Stated task
Leaving out all pictures, copy exactly the lines from the one containing "Clone this chart in D3.js." down to the one containing "const innerHeight = height", both of them included.

Material

_ _ _ _ _ _ _

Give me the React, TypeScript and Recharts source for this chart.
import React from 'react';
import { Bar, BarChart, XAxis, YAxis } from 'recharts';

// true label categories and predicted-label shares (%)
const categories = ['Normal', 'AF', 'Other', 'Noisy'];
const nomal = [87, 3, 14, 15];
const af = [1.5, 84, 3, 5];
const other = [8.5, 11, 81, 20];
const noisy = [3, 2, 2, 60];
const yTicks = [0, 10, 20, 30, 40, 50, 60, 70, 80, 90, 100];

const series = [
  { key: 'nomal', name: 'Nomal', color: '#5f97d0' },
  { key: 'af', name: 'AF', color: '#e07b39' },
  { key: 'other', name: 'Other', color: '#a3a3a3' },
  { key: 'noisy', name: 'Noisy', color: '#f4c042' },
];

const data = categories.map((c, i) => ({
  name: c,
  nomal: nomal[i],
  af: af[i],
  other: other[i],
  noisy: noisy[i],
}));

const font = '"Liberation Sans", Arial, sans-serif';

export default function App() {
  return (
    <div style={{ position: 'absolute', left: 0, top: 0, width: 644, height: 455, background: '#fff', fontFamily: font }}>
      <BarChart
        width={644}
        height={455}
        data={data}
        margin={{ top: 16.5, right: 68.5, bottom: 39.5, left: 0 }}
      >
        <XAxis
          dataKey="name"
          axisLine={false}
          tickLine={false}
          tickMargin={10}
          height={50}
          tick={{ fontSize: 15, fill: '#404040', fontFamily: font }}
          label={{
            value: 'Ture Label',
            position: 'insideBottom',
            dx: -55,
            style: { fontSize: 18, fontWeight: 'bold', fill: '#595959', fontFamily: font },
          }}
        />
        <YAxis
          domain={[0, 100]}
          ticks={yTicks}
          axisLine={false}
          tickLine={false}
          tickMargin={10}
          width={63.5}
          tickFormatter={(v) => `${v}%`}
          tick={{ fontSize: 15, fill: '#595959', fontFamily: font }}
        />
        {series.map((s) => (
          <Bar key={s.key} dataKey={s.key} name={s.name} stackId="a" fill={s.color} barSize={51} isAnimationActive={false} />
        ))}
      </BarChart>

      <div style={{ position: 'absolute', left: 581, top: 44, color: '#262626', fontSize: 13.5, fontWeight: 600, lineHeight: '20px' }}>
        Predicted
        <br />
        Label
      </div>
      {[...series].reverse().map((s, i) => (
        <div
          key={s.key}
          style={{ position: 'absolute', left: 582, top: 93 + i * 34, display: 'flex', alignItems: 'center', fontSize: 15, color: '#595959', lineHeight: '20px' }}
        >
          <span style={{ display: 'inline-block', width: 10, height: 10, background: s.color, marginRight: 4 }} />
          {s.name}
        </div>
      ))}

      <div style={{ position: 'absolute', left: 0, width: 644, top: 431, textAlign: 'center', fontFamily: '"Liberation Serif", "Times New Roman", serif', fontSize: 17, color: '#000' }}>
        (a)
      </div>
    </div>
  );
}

_ _ _ _ _ _ _

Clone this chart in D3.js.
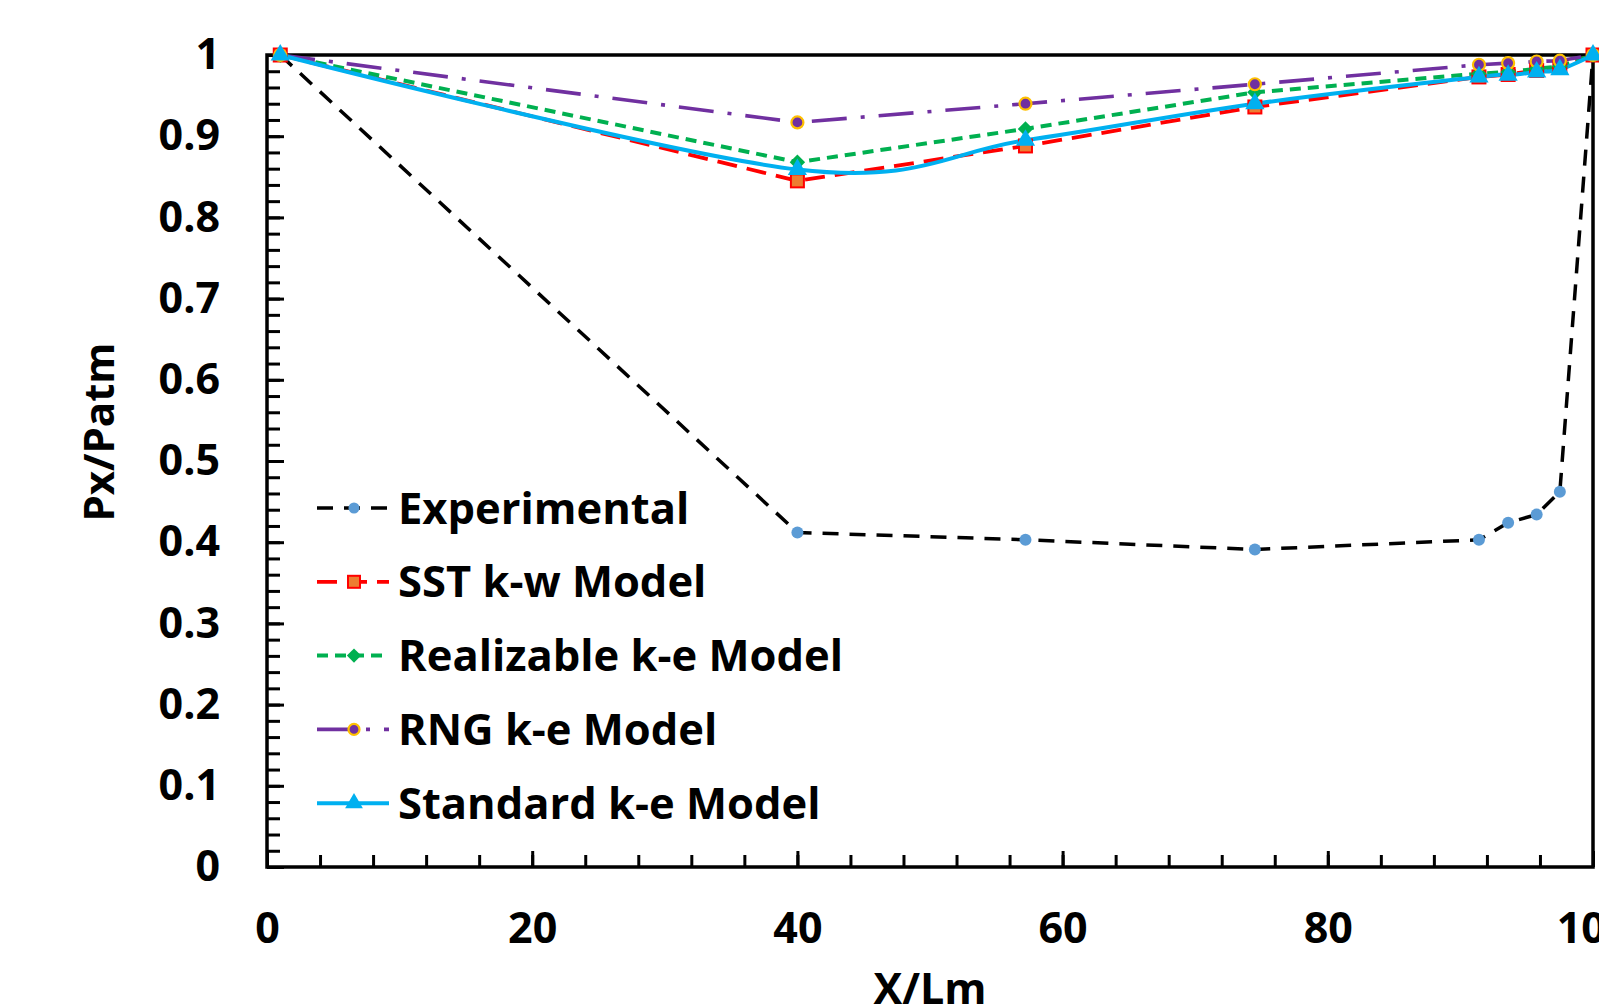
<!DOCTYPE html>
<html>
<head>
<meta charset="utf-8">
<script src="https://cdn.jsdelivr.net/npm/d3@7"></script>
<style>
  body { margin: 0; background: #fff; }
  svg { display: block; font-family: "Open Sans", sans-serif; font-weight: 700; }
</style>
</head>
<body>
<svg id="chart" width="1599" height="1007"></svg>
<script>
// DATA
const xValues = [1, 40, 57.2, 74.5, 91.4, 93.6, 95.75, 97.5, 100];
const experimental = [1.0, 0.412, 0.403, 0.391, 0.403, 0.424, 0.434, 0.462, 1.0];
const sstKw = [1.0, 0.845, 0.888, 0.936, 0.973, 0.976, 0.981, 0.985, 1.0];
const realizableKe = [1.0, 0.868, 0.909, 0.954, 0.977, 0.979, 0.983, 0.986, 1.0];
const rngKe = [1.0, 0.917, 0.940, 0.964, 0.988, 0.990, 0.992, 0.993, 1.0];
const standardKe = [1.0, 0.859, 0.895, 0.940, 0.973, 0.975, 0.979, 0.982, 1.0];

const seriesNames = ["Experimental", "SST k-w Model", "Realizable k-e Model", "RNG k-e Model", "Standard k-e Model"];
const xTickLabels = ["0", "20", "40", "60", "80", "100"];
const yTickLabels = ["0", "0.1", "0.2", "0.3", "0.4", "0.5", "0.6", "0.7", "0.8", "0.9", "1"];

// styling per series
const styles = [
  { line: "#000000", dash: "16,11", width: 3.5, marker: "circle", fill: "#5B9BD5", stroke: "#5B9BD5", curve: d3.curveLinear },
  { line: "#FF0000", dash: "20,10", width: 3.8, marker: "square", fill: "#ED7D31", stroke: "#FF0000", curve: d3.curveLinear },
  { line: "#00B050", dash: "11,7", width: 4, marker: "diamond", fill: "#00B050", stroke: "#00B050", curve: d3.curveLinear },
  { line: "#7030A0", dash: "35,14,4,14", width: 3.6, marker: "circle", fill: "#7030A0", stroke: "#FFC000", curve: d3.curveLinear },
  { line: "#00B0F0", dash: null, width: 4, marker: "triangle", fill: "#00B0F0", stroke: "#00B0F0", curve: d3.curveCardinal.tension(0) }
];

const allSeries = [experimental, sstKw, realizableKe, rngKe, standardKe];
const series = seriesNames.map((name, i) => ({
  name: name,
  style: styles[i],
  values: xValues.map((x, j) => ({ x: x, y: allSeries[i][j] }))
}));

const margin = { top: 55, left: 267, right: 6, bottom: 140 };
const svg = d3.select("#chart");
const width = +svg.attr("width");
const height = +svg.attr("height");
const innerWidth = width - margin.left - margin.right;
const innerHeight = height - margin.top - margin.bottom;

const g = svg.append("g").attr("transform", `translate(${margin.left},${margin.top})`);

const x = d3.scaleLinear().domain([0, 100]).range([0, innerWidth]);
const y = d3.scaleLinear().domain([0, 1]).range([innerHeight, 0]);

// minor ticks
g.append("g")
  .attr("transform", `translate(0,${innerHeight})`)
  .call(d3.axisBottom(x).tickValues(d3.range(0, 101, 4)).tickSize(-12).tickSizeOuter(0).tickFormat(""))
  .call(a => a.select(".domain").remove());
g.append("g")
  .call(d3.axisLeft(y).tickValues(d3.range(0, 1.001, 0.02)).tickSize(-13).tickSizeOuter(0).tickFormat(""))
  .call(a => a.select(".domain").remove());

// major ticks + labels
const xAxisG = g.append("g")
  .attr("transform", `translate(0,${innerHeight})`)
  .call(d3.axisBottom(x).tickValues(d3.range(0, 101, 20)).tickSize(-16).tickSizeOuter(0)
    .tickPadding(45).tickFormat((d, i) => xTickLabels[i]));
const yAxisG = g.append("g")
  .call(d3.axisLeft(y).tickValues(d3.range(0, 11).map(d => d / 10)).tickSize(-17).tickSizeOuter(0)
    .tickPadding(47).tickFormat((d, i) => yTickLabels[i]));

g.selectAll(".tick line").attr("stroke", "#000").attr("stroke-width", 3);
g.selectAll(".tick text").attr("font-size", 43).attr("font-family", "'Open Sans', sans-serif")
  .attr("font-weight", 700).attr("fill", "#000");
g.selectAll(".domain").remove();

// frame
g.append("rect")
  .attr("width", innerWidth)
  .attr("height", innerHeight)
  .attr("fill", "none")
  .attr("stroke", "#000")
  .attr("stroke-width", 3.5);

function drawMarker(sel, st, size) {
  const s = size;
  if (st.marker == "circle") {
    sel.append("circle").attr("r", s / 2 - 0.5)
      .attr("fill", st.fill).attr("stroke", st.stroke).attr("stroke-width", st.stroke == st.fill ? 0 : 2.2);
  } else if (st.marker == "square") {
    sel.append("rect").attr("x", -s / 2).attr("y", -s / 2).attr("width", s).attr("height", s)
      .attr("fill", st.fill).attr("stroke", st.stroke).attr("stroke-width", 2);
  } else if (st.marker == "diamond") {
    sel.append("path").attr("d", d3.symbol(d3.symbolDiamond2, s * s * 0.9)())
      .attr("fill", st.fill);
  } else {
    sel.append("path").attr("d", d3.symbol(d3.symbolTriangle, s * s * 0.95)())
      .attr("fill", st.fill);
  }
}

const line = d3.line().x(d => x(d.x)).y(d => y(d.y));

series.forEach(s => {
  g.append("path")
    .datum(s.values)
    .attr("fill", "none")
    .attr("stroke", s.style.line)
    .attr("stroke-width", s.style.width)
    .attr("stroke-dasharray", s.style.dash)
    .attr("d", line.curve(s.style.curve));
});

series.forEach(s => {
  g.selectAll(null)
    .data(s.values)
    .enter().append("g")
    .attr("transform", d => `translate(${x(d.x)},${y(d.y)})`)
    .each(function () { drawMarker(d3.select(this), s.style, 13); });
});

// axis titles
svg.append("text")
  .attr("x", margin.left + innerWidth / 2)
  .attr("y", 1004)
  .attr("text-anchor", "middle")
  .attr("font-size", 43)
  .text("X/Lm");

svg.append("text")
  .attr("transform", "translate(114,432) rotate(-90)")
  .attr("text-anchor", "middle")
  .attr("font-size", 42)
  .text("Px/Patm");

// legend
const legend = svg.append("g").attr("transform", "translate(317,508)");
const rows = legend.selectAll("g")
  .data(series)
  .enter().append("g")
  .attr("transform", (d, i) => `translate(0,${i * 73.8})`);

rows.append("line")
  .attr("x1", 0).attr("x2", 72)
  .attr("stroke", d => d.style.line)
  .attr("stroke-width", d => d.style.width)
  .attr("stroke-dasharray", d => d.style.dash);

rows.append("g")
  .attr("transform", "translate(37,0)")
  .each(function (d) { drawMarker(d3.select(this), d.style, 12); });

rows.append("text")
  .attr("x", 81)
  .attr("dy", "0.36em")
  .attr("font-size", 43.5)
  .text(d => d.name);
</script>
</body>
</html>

_ _ _ _ _ _ _

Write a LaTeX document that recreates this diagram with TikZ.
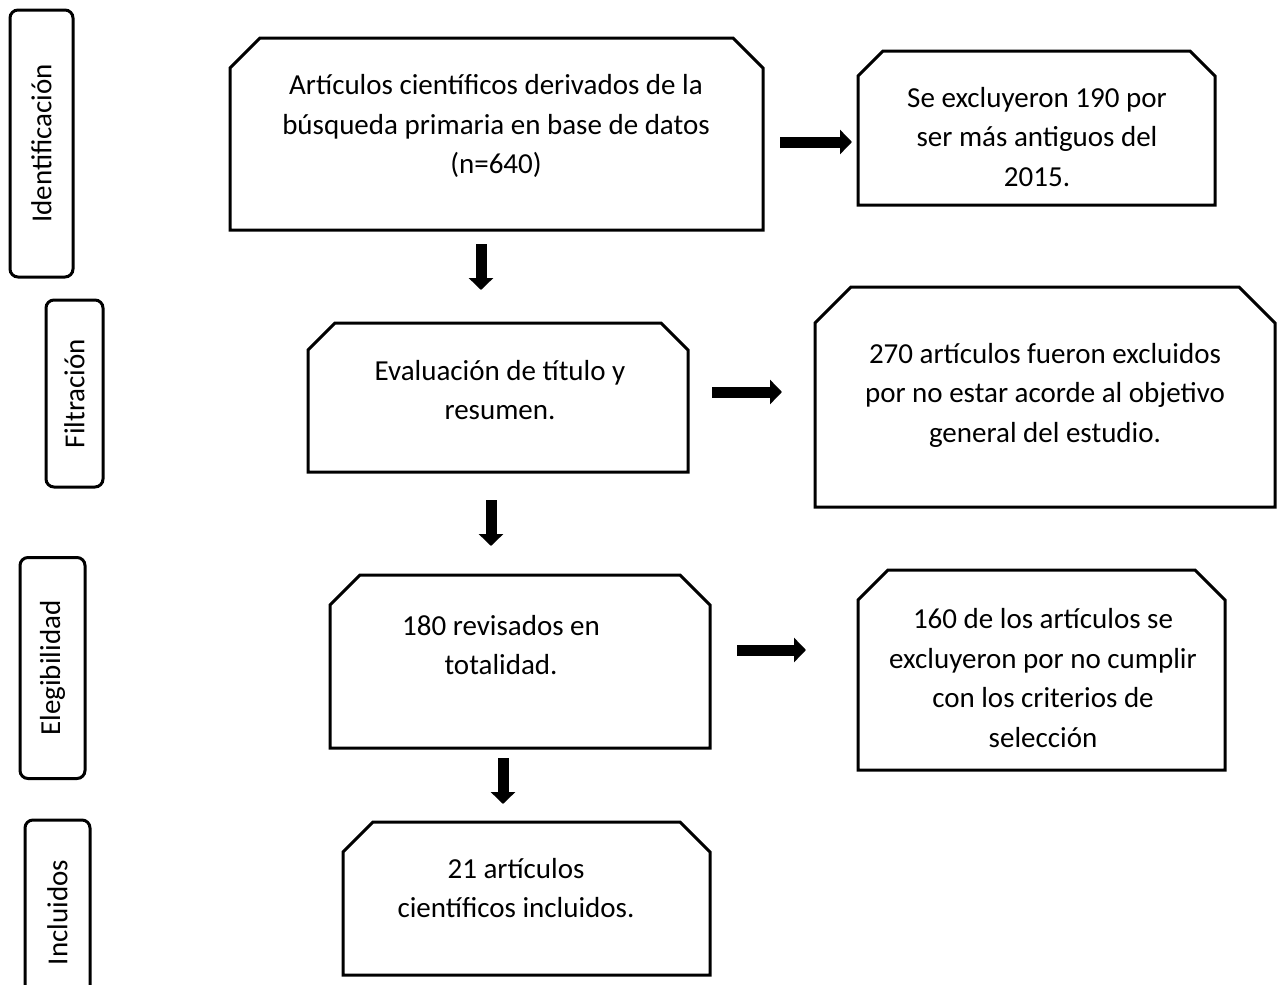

_ _ _ _ _ _ _

Complete output
Clone this chart in D3.js.
<!DOCTYPE html>
<html>
<head>
<meta charset="utf-8">
<script src="https://cdn.jsdelivr.net/npm/d3@7"></script>
<style>
  body { margin: 0; background: #fff; }
  svg { display: block; font-family: "Open Sans", sans-serif; font-weight: 700; }
</style>
</head>
<body>
<svg id="chart" width="1599" height="1007"></svg>
<script>
// DATA
const xValues = [1, 40, 57.2, 74.5, 91.4, 93.6, 95.75, 97.5, 100];
const experimental = [1.0, 0.412, 0.403, 0.391, 0.403, 0.424, 0.434, 0.462, 1.0];
const sstKw = [1.0, 0.845, 0.888, 0.936, 0.973, 0.976, 0.981, 0.985, 1.0];
const realizableKe = [1.0, 0.868, 0.909, 0.954, 0.977, 0.979, 0.983, 0.986, 1.0];
const rngKe = [1.0, 0.917, 0.940, 0.964, 0.988, 0.990, 0.992, 0.993, 1.0];
const standardKe = [1.0, 0.859, 0.895, 0.940, 0.973, 0.975, 0.979, 0.982, 1.0];

const seriesNames = ["Experimental", "SST k-w Model", "Realizable k-e Model", "RNG k-e Model", "Standard k-e Model"];
const xTickLabels = ["0", "20", "40", "60", "80", "100"];
const yTickLabels = ["0", "0.1", "0.2", "0.3", "0.4", "0.5", "0.6", "0.7", "0.8", "0.9", "1"];

// styling per series
const styles = [
  { line: "#000000", dash: "16,11", width: 3.5, marker: "circle", fill: "#5B9BD5", stroke: "#5B9BD5", curve: d3.curveLinear },
  { line: "#FF0000", dash: "20,10", width: 3.8, marker: "square", fill: "#ED7D31", stroke: "#FF0000", curve: d3.curveLinear },
  { line: "#00B050", dash: "11,7", width: 4, marker: "diamond", fill: "#00B050", stroke: "#00B050", curve: d3.curveLinear },
  { line: "#7030A0", dash: "35,14,4,14", width: 3.6, marker: "circle", fill: "#7030A0", stroke: "#FFC000", curve: d3.curveLinear },
  { line: "#00B0F0", dash: null, width: 4, marker: "triangle", fill: "#00B0F0", stroke: "#00B0F0", curve: d3.curveCardinal.tension(0) }
];

const allSeries = [experimental, sstKw, realizableKe, rngKe, standardKe];
const series = seriesNames.map((name, i) => ({
  name: name,
  style: styles[i],
  values: xValues.map((x, j) => ({ x: x, y: allSeries[i][j] }))
}));

const margin = { top: 55, left: 267, right: 6, bottom: 140 };
const svg = d3.select("#chart");
const width = +svg.attr("width");
const height = +svg.attr("height");
const innerWidth = width - margin.left - margin.right;
const innerHeight = height - margin.top - margin.bottom;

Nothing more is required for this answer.